The values within the segments show up automatically when the data is entered into the worksheet. The totals need to be calculated and added manually. The labels need to be added manually. Refer to the tutorial and FAQs for guidance on how to use and format these types of charts. Specifically, refer to this FAQ regarding adding more/deleting labels and totals. Also, look at each framework's description to understand the different uses for these charts.
Customizing data-driven charts
To adjust the size of a data-driven chart, you must double click on it and then adjust it by pulling the corner handles. Do not size without double-clicking on the chart. The text will skew and the chart may even eventually corrupt if you size incorrectly.
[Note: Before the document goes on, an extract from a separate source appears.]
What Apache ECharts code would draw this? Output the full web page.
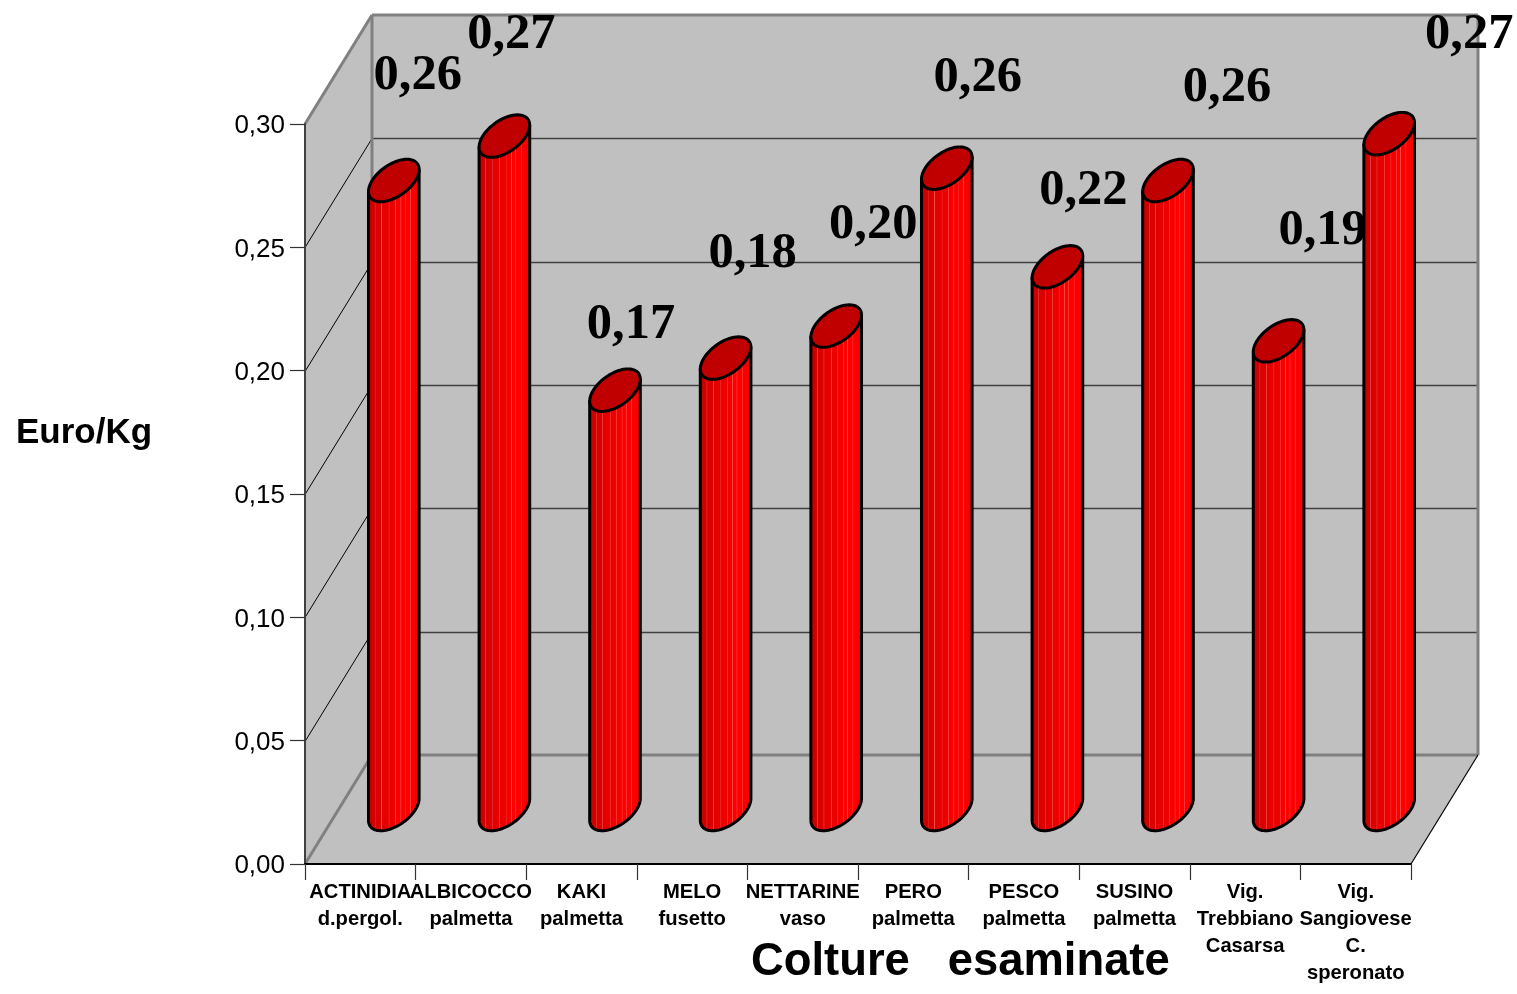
<!DOCTYPE html>
<html>
<head>
<meta charset="utf-8">
<style>html,body{margin:0;padding:0;background:#fff}#c{width:1517px;height:994px}</style>
<script src="https://cdn.jsdelivr.net/npm/echarts@6/dist/echarts.min.js"></script>
</head>
<body>
<div id="c"></div>
<script>
const categories = ['ACTINIDIA\nd.pergol.','ALBICOCCO\npalmetta','KAKI\npalmetta','MELO\nfusetto','NETTARINE\nvaso','PERO\npalmetta','PESCO\npalmetta','SUSINO\npalmetta','Vig.\nTrebbiano\nCasarsa','Vig.\nSangiovese\nC.\nsperonato'];
const values = [0.255,0.273,0.170,0.183,0.196,0.260,0.220,0.255,0.190,0.274];
const valueLabels = ['0,26','0,27','0,17','0,18','0,20','0,26','0,22','0,26','0,19','0,27'];
const yTicks = [0,0.05,0.10,0.15,0.20,0.25,0.30];
const labelOffsets = [[24,-105],[7,-101],[16,-65],[27,-104],[37,-101],[31,-90],[26,-76],[59,-93],[44,-110],[80,-99]];

const DEPTH = [67,-109];
const chart = echarts.init(document.getElementById('c'));

function wallItem(params, api){
  const n = categories.length;
  const p0 = api.coord([0,0]);
  const bw = api.size([1,0])[0];
  const x0 = p0[0]-bw/2, x1 = x0+bw*n, y0 = p0[1], yT = api.coord([0,0.30])[1];
  const dx = DEPTH[0], dy = DEPTH[1];
  const fill = {fill:'#c0c0c0',stroke:null};
  const line = (a,b,c,d,stroke,w)=>({type:'line',shape:{x1:a,y1:b,x2:c,y2:d},style:{stroke,lineWidth:w}});
  const children = [
    {type:'polygon',shape:{points:[[x0+dx,yT+dy],[x1+dx,yT+dy],[x1+dx,y0+dy],[x0+dx,y0+dy]]},style:fill},
    {type:'polygon',shape:{points:[[x0,yT],[x0+dx,yT+dy],[x0+dx,y0+dy],[x0,y0]]},style:fill},
    {type:'polygon',shape:{points:[[x0,y0],[x0+dx,y0+dy],[x1+dx,y0+dy],[x1,y0]]},style:fill}
  ];
  yTicks.forEach(t=>{
    if(t===0||t===0.30) return;
    const y = Math.round(api.coord([0,t])[1]);
    children.push(line(x0,y+.5,x0+dx,y+dy+.5,'#000',1));
    children.push(line(x0+dx,y+dy+.5,x1+dx,y+dy+.5,'#404040',1.5));
  });
  const g='#808080';
  children.push(line(x0+dx,yT+dy,x1+dx,yT+dy,g,3));
  children.push(line(x1+dx,yT+dy,x1+dx,y0+dy,g,3));
  children.push(line(x0+dx,y0+dy,x1+dx,y0+dy,g,3));
  children.push(line(x0+dx,yT+dy,x0+dx,y0+dy,g,3));
  children.push(line(x0,yT,x0+dx,yT+dy,g,3));
  children.push(line(x0,y0,x0+dx,y0+dy,g,3));
  children.push(line(x1,y0,x1+dx,y0+dy,'#000',1.2));
  return {type:'group',children};
}

const barStops = [
  [0,'#b80000'],[.06,'#c80000'],[.14,'#d40000'],[.15,'#e04040'],[.165,'#d80000'],[.26,'#de0000'],[.27,'#ec5050'],[.285,'#e20000'],
  [.40,'#e80000'],[.41,'#f04040'],[.425,'#ea0000'],[.52,'#f00000'],[.53,'#f84040'],[.545,'#f40000'],[.62,'#fa0000'],[.63,'#ff5050'],
  [.645,'#fc0000'],[.70,'#ff0000'],[.71,'#ff4848'],[.725,'#ff0000'],[.80,'#ff0000'],[.81,'#ff4040'],[.825,'#fc0000'],[.90,'#f80000'],[1,'#f00000']
].map(s=>({offset:s[0],color:s[1]}));

function ellipsePts(cx,cy,a,bx,by,from,to,steps){
  const pts=[];
  for(let k=0;k<=steps;k++){
    const t=from+(to-from)*k/steps;
    pts.push([cx+a*Math.cos(t)+bx*Math.sin(t), cy+by*Math.sin(t)]);
  }
  return pts;
}

function barItem(params, api){
  const idx = api.value(0), v = api.value(1);
  const bw = api.size([1,0])[0];
  const base = api.coord([idx,0]);
  const top = api.coord([idx,v]);
  const ox = DEPTH[0]/2, oy = DEPTH[1]/2;
  const cx = base[0]+ox, cyB = base[1]+oy, cyT = top[1]+oy;
  const by = DEPTH[1]*0.195, bx = DEPTH[0]*0.195;
  const a = bw*0.196;
  const t0 = Math.atan2(bx,a);
  const lower = ellipsePts(cx,cyB,a,bx,by,t0,t0-Math.PI,48).reverse();
  const tR = [cx+a*Math.cos(t0)+bx*Math.sin(t0), cyT+by*Math.sin(t0)];
  const tL = [cx-a*Math.cos(t0)-bx*Math.sin(t0), cyT-by*Math.sin(t0)];
  const body = [tL].concat(lower).concat([tR]);
  return {type:'group',children:[
    {type:'polygon',shape:{points:body},style:{
      fill:new echarts.graphic.LinearGradient(0,0,1,0,barStops),stroke:'#000',lineWidth:3,lineJoin:'round'}},
    {type:'polygon',shape:{points:ellipsePts(cx,cyT,a,bx,by,0,Math.PI*2,64)},style:{fill:'#c00000',stroke:'#000',lineWidth:3,lineJoin:'round'}}
  ]};
}

function labelItem(params, api){
  const idx = api.value(0), v = api.value(1);
  const top = api.coord([idx,v]);
  const off = labelOffsets[params.dataIndex];
  return {type:'text',style:{
    text:valueLabels[params.dataIndex],
    x:top[0]+DEPTH[0]/2+off[0], y:top[1]+DEPTH[1]/2+off[1],
    align:'center',verticalAlign:'middle',
    font:'bold 50.5px "Liberation Serif"',fill:'#000'}};
}

const rows = values.map((v,i)=>[i,v]);
chart.setOption({
  animation:false,
  backgroundColor:'#fff',
  textStyle:{fontFamily:'Liberation Sans'},
  grid:{left:305,top:124,width:1106,height:740,containLabel:false},
  xAxis:{type:'category',data:categories,z:3,boundaryGap:true,
    axisLine:{show:true,lineStyle:{color:'#000',width:2}},
    axisTick:{show:true,alignWithLabel:false,interval:0,length:16,lineStyle:{color:'#333',width:1.2}},
    axisLabel:{interval:0,hideOverlap:false,margin:15,color:'#000',fontFamily:'Liberation Sans',fontWeight:'bold',fontSize:20.2,lineHeight:27,align:'center',verticalAlign:'top'},
    splitLine:{show:false}},
  yAxis:{type:'value',min:0,max:0.30,interval:0.05,z:3,
    axisLine:{show:true,lineStyle:{color:'#404040',width:2}},
    axisTick:{show:true,length:15,lineStyle:{color:'#333',width:1.2}},
    axisLabel:{margin:20,formatter:v=>'{t|'+v.toFixed(2).replace('.',',')+'}',
      rich:{t:{color:'#000',fontFamily:'Liberation Sans',fontSize:26,padding:[4,0,0,0]}}},
    splitLine:{show:false}},
  graphic:[
    {type:'text',left:16,top:416,z:20,style:{text:'Euro/Kg',font:'bold 35px "Liberation Sans"',fill:'#000'}},
    {type:'text',left:751,top:940,z:20,style:{text:'Colture   esaminate',font:'bold 45.4px "Liberation Sans"',fill:'#000'}}
  ],
  series:[
    {type:'custom',z:1,clip:false,silent:true,data:[[0,0]],encode:{x:0,y:1},renderItem:wallItem},
    {type:'custom',z:5,clip:false,silent:true,data:rows,encode:{x:0,y:1},renderItem:barItem},
    {type:'custom',z:10,clip:false,silent:true,data:rows,encode:{x:0,y:1},renderItem:labelItem}
  ]
});
</script>
</body>
</html>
This is important. The text may scale as you do this (which is an option you can choose or not choose). We recommend that you do not scale your text, as font size consistency is important for readability.
The colors for data-driven charts are determined by your template's color scheme or palette. Your template needs to reflect the branded colors of your template or your charts will fail to do so. If you need to augment the colors in your template, select complementary or contrasting colors that work well with your palette. Then use them consistently. These templates do not have the lines activated. If you wish to use outline lines, activate the lines in the menu.
3D is not recommended. 3D in charts is ambiguous and imprecise. The idea behind presenting data is to be precise. Never sacrifice clarity or concision for the sake of style.
Apply shadows carefully if at all. It's probably better to apply gradients, patterns, and pictures. You don't want anything to obscure the values or make them ambiguous. This is the same argument against using 3D.
Gradients, patterns, and pictures
Gradients can be used, but use them consistently and carefully.
Animate with a purpose. Simple reveals are much more effective than the more "startling" animations, unless of course you are trying to startle your audience. Add pizzazz by way of content, not by adding sparkly accessories.